私は昨日見た夢に戻って、もう一度MCをやり直したいと思った。大声で言いたいと思った。

「私は後悔してない。だっていちばん重要なものを手に入れたから」(そう、あそこで廊下に立ってこっそり私を見てる馬先生のこと)

振り返ってみると、入団して五年目。わぁ、時間が過ぎるのは早い。みんなと知り合ってこんなに経つんだ。今までの数年間はこう話すとき感慨があった。

今こう話すとまた別の感慨がある。わぁ、時間が過ぎるのは早いね。仲良くできるのもあと何年もない。

今振り返ると、いろんなことがあったこの五年間、本当にみんなに感謝してる。たとえ好きなことを多少失ったとしても、いまこうして舞台に立っている私はなかっただろうから。

いちばん困難だったときに、このチームとみんなが守ってくれた。その後チームがいちばん困難だったときに、私もみんなのために何かしたいと思った。力は弱いけれど、とにかく歯を食いしばって頑張って来た。

もしチームNIIのメンバーのみんなを太陽に例えて、チームNIIを地球に例えるなら、私はどういう役割なんだろう。
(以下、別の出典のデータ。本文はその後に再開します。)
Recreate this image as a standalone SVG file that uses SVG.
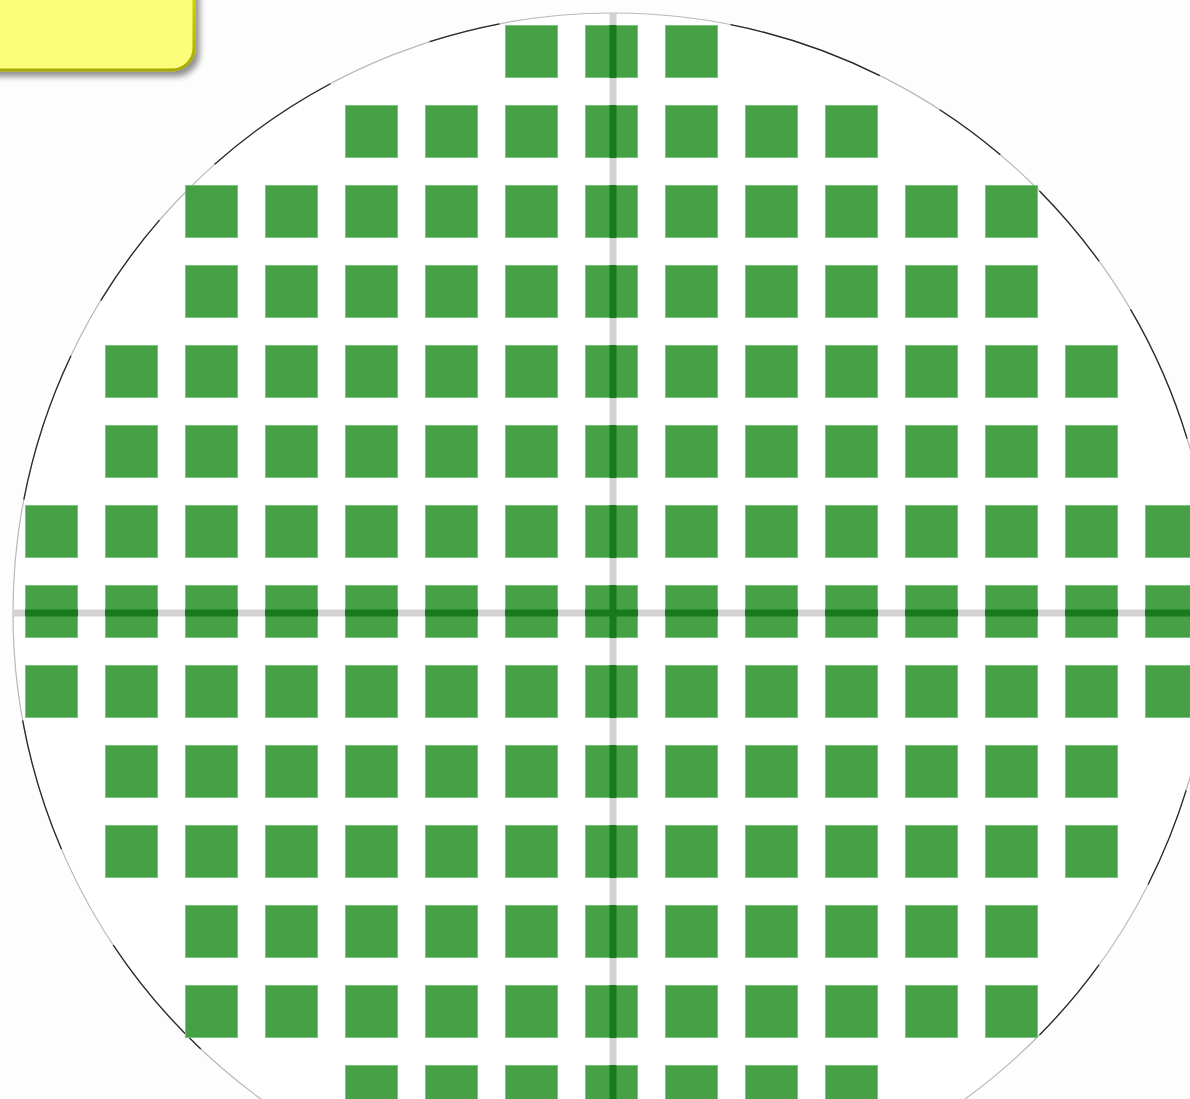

太陽は光で地球を照らして、地球が自転して太陽から裏側が見えなくなったときは、月と星が現れる。でも自分から光を放たず、太陽の光を反射して地球に少しだけ明かりを与える。

私はずっと自分を星や月のようなものだと思ってたけど、後になって気づいた。うっかりものの地球人が私の陰で私のために発電してくれて、光を与えてくれてる。

私は街灯みたいなもので、遥か遠くにいるわけではないけど、まぶしすぎるわけでもない。曇りでも雨でも、太陽が雲に隠されても、ずっとここに立って、わずかな光でみんなの歩く道を照らしている。

私はチームNIIを守りたいとか、チームNIIのメンバーのみんなを守る存在になりたいとか言うつもりはない。だって、私はもうそうなってるから。

私はこのチームの未来になりたいと言うつもりもない。だって未来は遠すぎるし、もしなるんだとしたら、今しかない。

私たちはいっしょにこの川を泳いで、岸に上がれなくても川の流れる方向は変えられない。じゃあ水の流れに逆らって前へ泳いで進むのも楽しいでしょ。

前にあるのが臭い泥水でもかまわない。私たちはこの川のために前に進んでるわけじゃなくて、あなたと私の人生はそもそも勇敢に前に進むべきものだから。

もしアイドルが自分の願いをたくす神の像なら、みんなは期待を持って私たちがやって来るのを待ち望む。もしそうなら、私たちはみんなが必要としてくれるからこそ生まれた存在。

だから最後に私たちが神棚に押し上げられるとしても、深淵に落ちていくとしても、私たちの物語、私たちの未来は、あなたにしか決められない。怖がらないで、私は永遠にあなたの前に立ってるから。

みんなの願いがかないますように。

私はチームNIIの張雨鑫です。